Howard Berger, the head of makeup on American Primeval, thought he had achieved the optimal level of grime...Berg was unsatisfied. More! More!...Cover him in dirt, like he hasn't bathed in a year.' Berger did...For a long time, film and TV stories of the American West were aggressively whitewashed. Here the West is unwashed - muddy, bloody, cold and mean. In this way, American Primeval, a six-episode series that premieres on Jan. 9, joins recent films and series...in repositioning the emphases and priorities of the western.

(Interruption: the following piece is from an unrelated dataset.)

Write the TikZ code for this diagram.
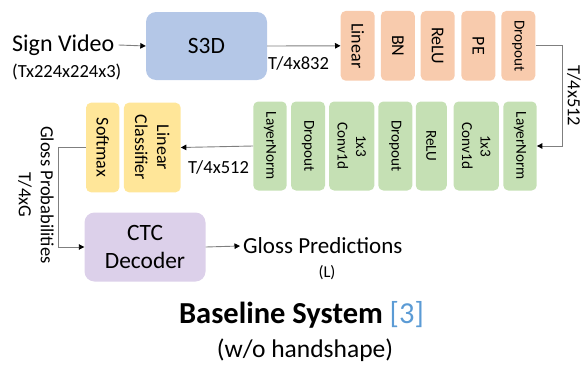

Berg, a director who tends to both gravitate toward and challenge traditionally macho spaces, insists that the series, set in the Utah Territory in 1857, isn't a western at all. There are no saloons, no bordellos, no cowboys strutting up and down Main Streets, in part because there are no streets. The goal, which can be seen in nearly every begrimed frame, is an unusual, often brutal authenticity, stripped of nostalgia.
American Primeval is set amid the real-life clashes between the U.S. Army, members of the Church of Jesus Christ of Latter-day Saints and the Shoshone, Southern Paiute and Ute tribes. (The series incorporates several real-life characters, including Brigham Young, the church president and a governor of Utah, played by Kim Coates of Sons of Anarchy.) Disagreements over sovereignty, religious exercise and territory came to a head in 1857.